Take us the foxes, the little foxes, that spoil the vines: for our vines have tender grapes.
Monday, July 1, 2013
GOD IS GOD
Gifts and callings are truly without repentance. I have heard the voice of God since I was a child but when I got older, I decided that I would do what I wanted to do. God would still set limits though even then. I can remember when at times when I was in a relationship or whatever you want to call it that God wanted me to cut off; God would basically tell me to cut it off; but sometimes it wasn't that easy to cut off. At those times I would be like Lord I love you but I want him...help me to let go. In one particular instance God gave me a dream so specific that it was down to the street address, I told the guy what I had dreamed about and his eyes got huge; he was like that's the street we used to live on when we were together and when she calls that's exactly what she says.
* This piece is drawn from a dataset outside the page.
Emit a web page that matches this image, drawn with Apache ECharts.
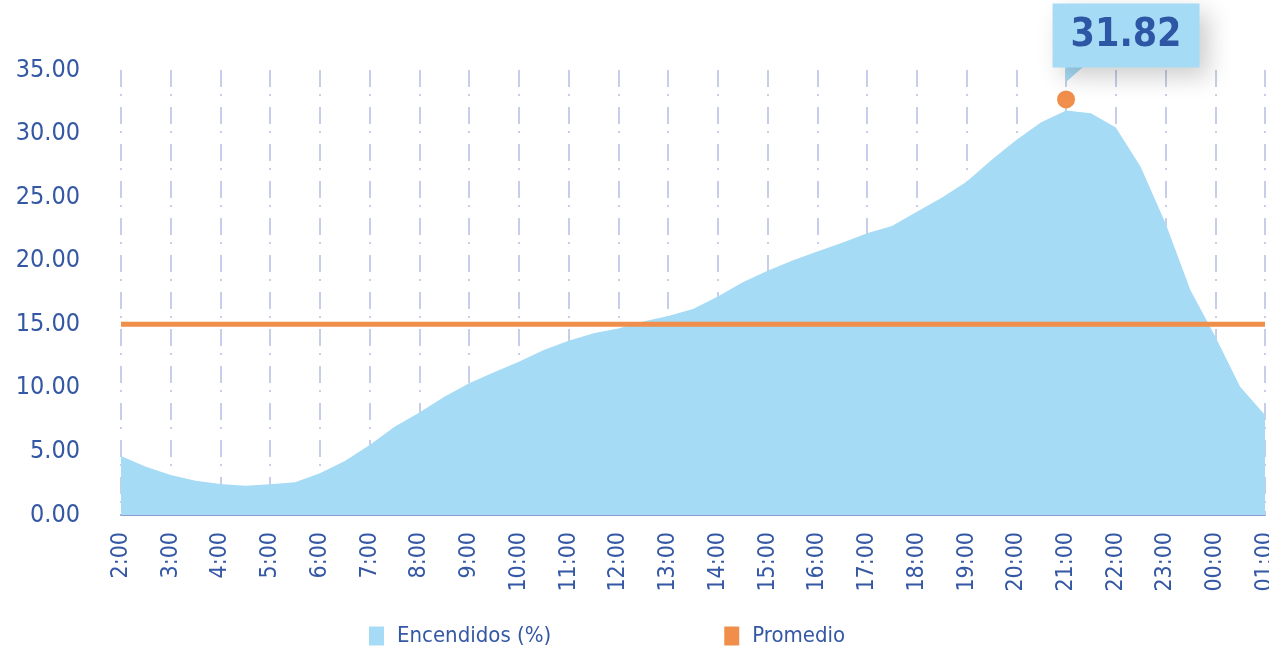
<!DOCTYPE html>
<html>
<head>
<meta charset="utf-8">
<script src="https://cdn.jsdelivr.net/npm/echarts@6/dist/echarts.min.js"></script>
<style>
  html, body { margin: 0; padding: 0; background: #fff; }
  #chart { width: 1269px; height: 655px; }
</style>
</head>
<body>
<div id="chart"></div>
<script>
// categorias (cada media hora), etiquetas solo en las horas
const horas = ["2:00", "2:30", "3:00", "3:30", "4:00", "4:30", "5:00", "5:30", "6:00", "6:30",
  "7:00", "7:30", "8:00", "8:30", "9:00", "9:30", "10:00", "10:30", "11:00", "11:30",
  "12:00", "12:30", "13:00", "13:30", "14:00", "14:30", "15:00", "15:30", "16:00", "16:30",
  "17:00", "17:30", "18:00", "18:30", "19:00", "19:30", "20:00", "20:30", "21:00", "21:30",
  "22:00", "22:30", "23:00", "23:30", "00:00", "00:30", "01:00"];

const encendidos = [4.64, 3.80, 3.15, 2.70, 2.44, 2.31, 2.42, 2.57, 3.28, 4.25,
  5.51, 6.95, 8.06, 9.31, 10.36, 11.23, 12.06, 12.98, 13.71, 14.30,
  14.66, 15.21, 15.66, 16.21, 17.18, 18.31, 19.22, 20.01, 20.72, 21.42,
  22.16, 22.74, 23.86, 24.96, 26.22, 27.93, 29.50, 30.90, 31.82, 31.60,
  30.47, 27.40, 22.95, 17.70, 14.03, 10.09, 7.87];

const promedioValor = 15.0;
const promedio = horas.map(() => promedioValor);

const maximo = { hora: "21:00", valor: 31.82 };

const yTicks = { min: 0, max: 35, interval: 5 };

const font = '"Liberation Sans Narrow", "DejaVu Sans Condensed", sans-serif';
const azulTexto = "#3558a5";
const azulArea = "#a6dbf5";
const naranja = "#f08f4c";

let chart = echarts.init(document.getElementById("chart"));

let option = {
  animation: false,
  textStyle: { fontFamily: font },
  grid: { left: 121, right: 4, top: 70, bottom: 140, outerBoundsMode: "none", containLabel: false },
  legend: {
    left: 369,
    top: 625,
    padding: 0,
    itemWidth: 15,
    itemHeight: 19,
    itemGap: 173,
    icon: "rect",
    data: ["Encendidos (%)", "Promedio"],
    textStyle: {
      color: azulTexto,
      fontSize: 22,
      fontFamily: font,
      padding: [0, 0, 0, 8]
    }
  },
  xAxis: {
    type: "category",
    data: horas,
    boundaryGap: false,
    axisLine: { lineStyle: { color: "#8c9dd1", width: 2 } },
    axisTick: { show: true, inside: true, length: 4, interval: 1, lineStyle: { color: "#c3cbe8" } },
    axisLabel: {
      interval: 1,
      rotate: 90,
      margin: 17,
      color: azulTexto,
      fontSize: 23,
      fontFamily: font
    },
    splitLine: {
      show: true,
      interval: 1,
      lineStyle: { color: "#b5bfe2", width: 1.5, type: [17, 7, 2, 11] }
    }
  },
  yAxis: {
    type: "value",
    min: yTicks.min,
    max: yTicks.max,
    interval: yTicks.interval,
    axisLine: { show: false },
    axisTick: { show: false },
    splitLine: { show: false },
    axisLabel: {
      margin: 41,
      color: azulTexto,
      fontSize: 25,
      fontFamily: font,
      formatter: (v) => v.toFixed(2)
    }
  },
  series: [
    {
      name: "Encendidos (%)",
      type: "line",
      data: encendidos,
      showSymbol: false,
      itemStyle: { color: azulArea },
      lineStyle: { width: 0 },
      areaStyle: { color: azulArea, opacity: 1 },
      z: 2,
      markPoint: {
        silent: true,
        data: [
          {
            coord: [maximo.hora, maximo.valor],
            value: maximo.valor,
            symbol: "circle",
            symbolSize: 18,
            symbolOffset: [0, -11],
            itemStyle: { color: naranja },
            label: {
              show: true,
              position: "top",
              distance: 5,
              offset: [60, -18],
              formatter: (p) => p.value.toFixed(2),
              color: "#2d56a4",
              fontSize: 39,
              fontWeight: "bold",
              fontFamily: font,
              lineHeight: 46,
              backgroundColor: azulArea,
              padding: [9, 18, 9, 18],
              shadowBlur: 24,
              shadowColor: "rgba(0,0,0,0.2)",
              shadowOffsetX: 9,
              shadowOffsetY: 9
            }
          }
        ]
      }
    },
    {
      name: "Promedio",
      type: "line",
      data: promedio,
      showSymbol: false,
      itemStyle: { color: naranja },
      lineStyle: { color: naranja, width: 5 },
      z: 5,
      markPoint: {
        silent: true,
        data: [
          {
            // cola del globo
            coord: [maximo.hora, maximo.valor],
            symbol: "path://M0,0 L18,0 L1,14 Z",
            symbolSize: [18, 15],
            symbolOffset: [8, -36],
            itemStyle: { color: azulArea },
            label: { show: false }
          }
        ]
      }
    }
  ]
};

chart.setOption(option);
</script>
</body>
</html>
Believe it or not I still did not want to let go, so God gave me another dream...I dreamed that he and I were in the car and his ex-girlfriend smiled at me and rubbed her belly. I told him the dream and he became very angry...she was pregnant but only about two months and he said it wasn't his and that was the end of that one. Last night I dreamed about my ex-husband. It was as if God was saying you keep focusing on this over here but I have said what I have to say, now you need to deal with this. I woke up and God began speaking clearly on the matter. I had wanted him to be more clear on something else or maybe I just didn't like what he had told me to do...but God had said enough and now wanted me to deal with something that was happening subtly and was dangerous. God is loving and wonderful yet still sovereign.